El objetivo es que los cristianos regresen a las catacumbas. La finalidad es arrastrar al cristianismo a lo que ellos consideran “la oscuridad de la irrelevancia”, lejos del foro público, fuera de la ciudad, proscritos para el gran debate de nuestro tiempo. Para los perseguidores del siglo XXI, el cristianismo no tiene derecho a participar en la civilización que ha construido con su impulso vital. Para el neopaganismo, los cristianos no deben hablar en público, están prohibidos de intervenir en política o impulsar una reforma académica. Ciertamente, el tercer milenio, como lo señaló Ratzinger, empieza a parecerse al siglo III.

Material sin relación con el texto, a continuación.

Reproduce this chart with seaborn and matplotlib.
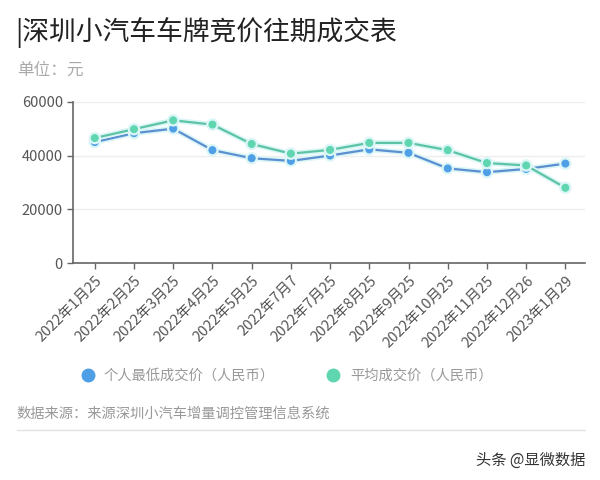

Hace dos mil años, la persecución contra los cristianos provocó que ellos se refugien en las catacumbas mientras el terror alcanzaba su paroxismo. Lo increíble, lo providencial, es que de esta aparente inactividad, de este escenario de supuesta esterilidad, el cristianismo salió fortalecido y conquistó el mundo. Fue tal el impulso que los cristianos desarrollaron entre el moho y el polvo de las catacumbas, mientras rumiaban la muerte de sus primeros mártires, que cuando se cruzó el umbral del destierro, cuando la fe volvió a practicarse en libertad, la doctrina de Jesucristo se expandió rápidamente hasta los últimos confines del imperio.

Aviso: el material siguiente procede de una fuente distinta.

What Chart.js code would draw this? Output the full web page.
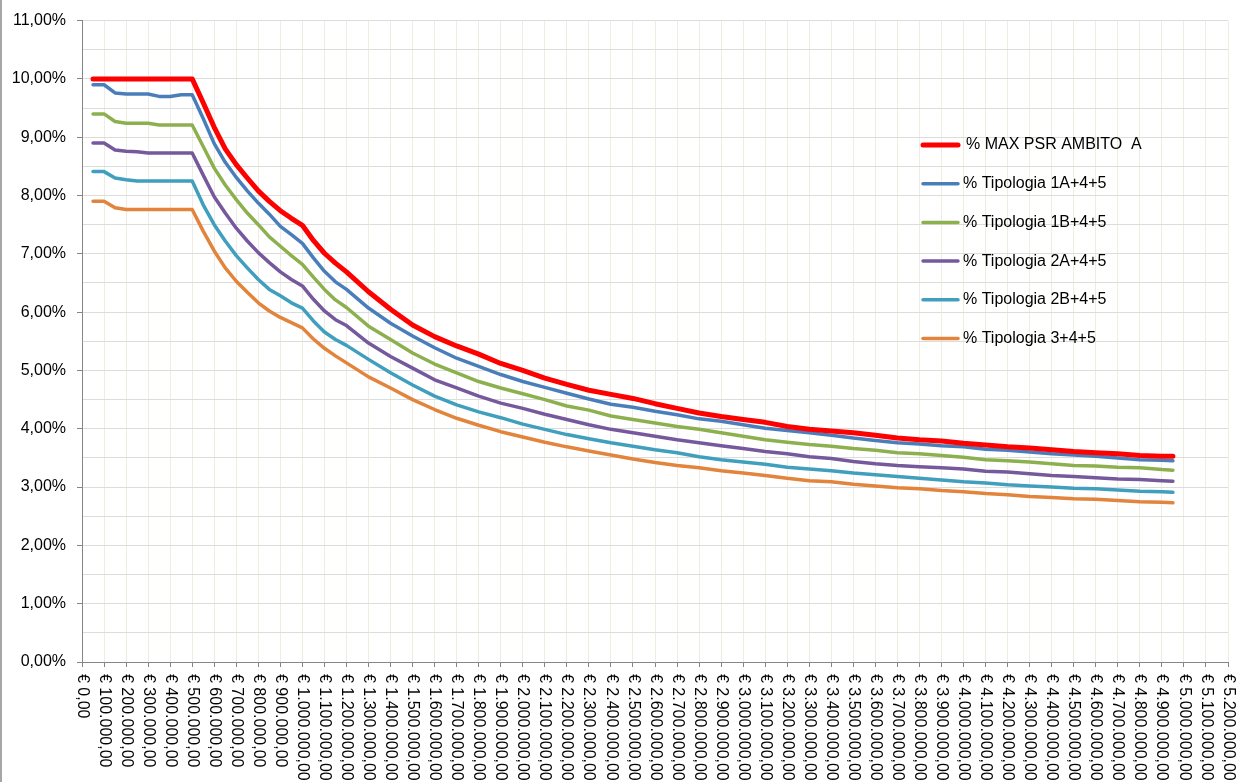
<!DOCTYPE html>
<html>
<head>
<meta charset="utf-8">
<title>% PSR</title>
<script src="https://cdn.jsdelivr.net/npm/chart.js@4.4.1/dist/chart.umd.min.js"></script>
<style>
  html, body { margin: 0; padding: 0; background: #ffffff; overflow: hidden; }
  #wrap { width: 1238px; height: 782px; }
</style>
</head>
<body>
<div id="wrap"><canvas id="myChart" width="1238" height="782"></canvas></div>
<script>
// importo lavori (euro)
var importi = [
  50000, 100000, 150000, 200000, 250000, 300000, 350000, 400000, 450000, 500000,
  550000, 600000, 650000, 700000, 750000, 800000, 850000, 900000, 950000, 1000000,
  1050000, 1100000, 1150000, 1200000,
  1300000, 1400000, 1500000, 1600000, 1700000, 1800000, 1900000, 2000000, 2100000, 2200000,
  2300000, 2400000, 2500000, 2600000, 2700000, 2800000, 2900000, 3000000, 3100000, 3200000,
  3300000, 3400000, 3500000, 3600000, 3700000, 3800000, 3900000, 4000000, 4100000, 4200000,
  4300000, 4400000, 4500000, 4600000, 4700000, 4800000, 4900000, 4950000
];

// valori in %
var maxPsrAmbitoA = [
  10, 10, 10, 10, 10, 10, 10, 10, 10, 10,
  9.59, 9.17, 8.80, 8.53, 8.30, 8.08, 7.90, 7.74, 7.61, 7.49,
  7.23, 7.01, 6.84, 6.69,
  6.35, 6.05, 5.78, 5.58, 5.42, 5.28, 5.12, 5.00, 4.87, 4.76,
  4.66, 4.59, 4.52, 4.43, 4.35, 4.27, 4.21, 4.16, 4.11, 4.04,
  3.99, 3.96, 3.93, 3.89, 3.84, 3.81, 3.79, 3.75, 3.72, 3.69,
  3.67, 3.64, 3.61, 3.59, 3.57, 3.54, 3.53, 3.53
];
var tipologia1A = [
  9.90, 9.90, 9.76, 9.74, 9.74, 9.74, 9.70, 9.70, 9.73, 9.73,
  9.32, 8.89, 8.57, 8.31, 8.08, 7.87, 7.68, 7.47, 7.33, 7.18,
  6.93, 6.70, 6.52, 6.39,
  6.07, 5.81, 5.59, 5.39, 5.21, 5.07, 4.93, 4.81, 4.71, 4.61,
  4.51, 4.42, 4.37, 4.30, 4.24, 4.17, 4.13, 4.07, 4.01, 3.97,
  3.93, 3.89, 3.84, 3.80, 3.76, 3.74, 3.71, 3.69, 3.65, 3.63,
  3.60, 3.57, 3.55, 3.53, 3.50, 3.47, 3.46, 3.45
];
var tipologia1B = [
  9.40, 9.40, 9.27, 9.24, 9.24, 9.24, 9.21, 9.21, 9.21, 9.21,
  8.84, 8.47, 8.18, 7.93, 7.70, 7.50, 7.29, 7.13, 6.97, 6.82,
  6.60, 6.39, 6.21, 6.08,
  5.76, 5.53, 5.30, 5.11, 4.96, 4.81, 4.70, 4.60, 4.50, 4.39,
  4.32, 4.22, 4.16, 4.10, 4.04, 3.99, 3.93, 3.87, 3.81, 3.77,
  3.73, 3.70, 3.66, 3.63, 3.59, 3.57, 3.54, 3.51, 3.47, 3.45,
  3.43, 3.40, 3.37, 3.36, 3.34, 3.33, 3.30, 3.29
];
var tipologia2A = [
  8.90, 8.90, 8.78, 8.76, 8.75, 8.73, 8.73, 8.73, 8.73, 8.73,
  8.35, 7.98, 7.70, 7.44, 7.22, 7.02, 6.85, 6.69, 6.56, 6.45,
  6.22, 6.02, 5.87, 5.77,
  5.47, 5.24, 5.04, 4.84, 4.70, 4.56, 4.44, 4.35, 4.25, 4.16,
  4.07, 3.99, 3.93, 3.87, 3.81, 3.76, 3.71, 3.66, 3.61, 3.57,
  3.52, 3.49, 3.44, 3.40, 3.37, 3.35, 3.33, 3.31, 3.27, 3.26,
  3.23, 3.20, 3.18, 3.16, 3.14, 3.13, 3.11, 3.10
];
var tipologia2B = [
  8.41, 8.41, 8.30, 8.27, 8.25, 8.25, 8.25, 8.25, 8.25, 8.25,
  7.84, 7.50, 7.22, 6.97, 6.76, 6.56, 6.39, 6.28, 6.16, 6.07,
  5.85, 5.66, 5.53, 5.43,
  5.19, 4.96, 4.75, 4.56, 4.41, 4.29, 4.19, 4.08, 3.99, 3.90,
  3.83, 3.76, 3.70, 3.64, 3.59, 3.52, 3.47, 3.43, 3.39, 3.34,
  3.31, 3.28, 3.24, 3.21, 3.18, 3.15, 3.12, 3.09, 3.07, 3.04,
  3.02, 3.00, 2.98, 2.97, 2.95, 2.93, 2.92, 2.91
];
var tipologia3 = [
  7.90, 7.90, 7.79, 7.76, 7.76, 7.76, 7.76, 7.76, 7.76, 7.76,
  7.39, 7.05, 6.76, 6.53, 6.34, 6.16, 6.02, 5.91, 5.82, 5.73,
  5.54, 5.38, 5.25, 5.13,
  4.89, 4.70, 4.50, 4.33, 4.18, 4.06, 3.95, 3.86, 3.77, 3.69,
  3.62, 3.55, 3.48, 3.42, 3.37, 3.33, 3.28, 3.24, 3.20, 3.15,
  3.11, 3.09, 3.05, 3.02, 2.99, 2.97, 2.94, 2.92, 2.89, 2.87,
  2.84, 2.82, 2.80, 2.79, 2.77, 2.75, 2.74, 2.73
];

var etichette = [
  '% MAX PSR AMBITO  A',
  '% Tipologia 1A+4+5',
  '% Tipologia 1B+4+5',
  '% Tipologia 2A+4+5',
  '% Tipologia 2B+4+5',
  '% Tipologia 3+4+5'
];
var serie = [maxPsrAmbitoA, tipologia1A, tipologia1B, tipologia2A, tipologia2B, tipologia3];
var colori = ['#ff0000', '#4a7ebb', '#8db04f', '#76599c', '#409fbd', '#e2843c'];
var spessori = [5, 3.5, 3.5, 3.5, 3.5, 3.5];

var FONT = '"Liberation Sans", Arial, sans-serif';

function punti(valori) {
  return importi.map(function (x, i) {
    return { x: x, y: valori[i] };
  });
}

var datasets = serie.map(function (valori, i) {
  return {
    label: etichette[i],
    data: punti(valori),
    borderColor: colori[i],
    backgroundColor: colori[i],
    borderWidth: spessori[i],
    pointRadius: 0,
    tension: 0,
    borderCapStyle: 'round',
    borderJoinStyle: 'round',
    fill: false
  };
});

function euro(v) {
  var s = Math.round(v).toString().replace(/\B(?=(\d{3})+(?!\d))/g, '.');
  return '€ ' + s + ',00';
}

// etichette asse x ruotate di 90 gradi (lettura dall'alto in basso) + legenda + bordo
var disegnaExtra = {
  id: 'disegnaExtra',
  beforeDraw: function (chart) {
    var ctx = chart.ctx;
    ctx.save();
    ctx.fillStyle = '#ffffff';
    ctx.fillRect(0, 0, chart.width, chart.height);
    ctx.restore();
  },
  afterDraw: function (chart) {
    var ctx = chart.ctx;
    var xs = chart.scales.x;
    var area = chart.chartArea;

    ctx.save();
    ctx.font = '16px ' + FONT;
    ctx.fillStyle = '#000000';
    ctx.textAlign = 'left';
    ctx.textBaseline = 'middle';
    xs.ticks.forEach(function (t) {
      var px = xs.getPixelForValue(t.value);
      ctx.save();
      ctx.translate(px, area.bottom + 12);
      ctx.rotate(Math.PI / 2);
      ctx.fillText(euro(t.value), 0, 0);
      ctx.restore();
    });
    ctx.restore();

    // legenda
    ctx.save();
    ctx.font = '16px ' + FONT;
    ctx.textBaseline = 'middle';
    ctx.lineCap = 'round';
    chart.data.datasets.forEach(function (ds, i) {
      var y = 145 + i * 38.7;
      ctx.strokeStyle = ds.borderColor;
      ctx.lineWidth = ds.borderWidth;
      ctx.beginPath();
      ctx.moveTo(923, y);
      ctx.lineTo(958, y);
      ctx.stroke();
      ctx.fillStyle = '#000000';
      ctx.fillText(ds.label, i === 0 ? 966 : 963, y);
    });
    ctx.restore();

    // bordo sinistro
    ctx.save();
    ctx.strokeStyle = '#a6a6a6';
    ctx.lineWidth = 2;
    ctx.beginPath();
    ctx.moveTo(1, 0);
    ctx.lineTo(1, chart.height);
    ctx.stroke();
    ctx.restore();
  }
};

var ctx = document.getElementById('myChart').getContext('2d');

var myChart = new Chart(ctx, {
  type: 'line',
  data: { datasets: datasets },
  options: {
    responsive: false,
    animation: false,
    devicePixelRatio: 1,
    layout: { padding: { top: 19, right: 10, left: 0, bottom: 0 } },
    plugins: {
      legend: { display: false },
      tooltip: { enabled: false }
    },
    scales: {
      x: {
        type: 'linear',
        min: 0,
        max: 5200000,
        afterFit: function (scale) { scale.height = 120; },
        ticks: { stepSize: 100000, display: false },
        grid: {
          color: '#efede2',
          lineWidth: 1,
          tickColor: '#868686',
          tickLength: 5
        },
        border: { color: '#868686', width: 1 }
      },
      y: {
        min: 0,
        max: 11,
        afterFit: function (scale) { scale.width = 82; },
        ticks: {
          stepSize: 0.5,
          autoSkip: false,
          padding: 11,
          color: '#000000',
          font: { family: FONT, size: 16 },
          callback: function (v) {
            return v % 1 === 0 ? v.toFixed(2).replace('.', ',') + '%' : '';
          }
        },
        grid: {
          color: '#dcdcdc',
          lineWidth: 1,
          tickLength: 5,
          tickColor: function (c) {
            return c.tick && c.tick.value % 1 === 0 ? '#868686' : 'rgba(0,0,0,0)';
          }
        },
        border: { color: '#868686', width: 1 }
      }
    }
  },
  plugins: [disegnaExtra]
});
</script>
</body>
</html>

Los enemigos del cristianismo creen -¡pobres insensatos!- que la proscripción pública equivale a la destrucción. La prueba del sentido trascendente del cristianismo es que estamos ante la única realidad que se fortalece con la persecución material. Arrójennos a las catacumbas, sepúltennos entre escombros, que blandan muchos el puñal de la traición. Al final del día, el cristiano fiel, surgiendo de las catacumbas, lanzará la frase de Pablo que a tantos ha inspirado hasta el martirio: “He peleado el noble combate, he alcanzado la meta, he guardado la fe”.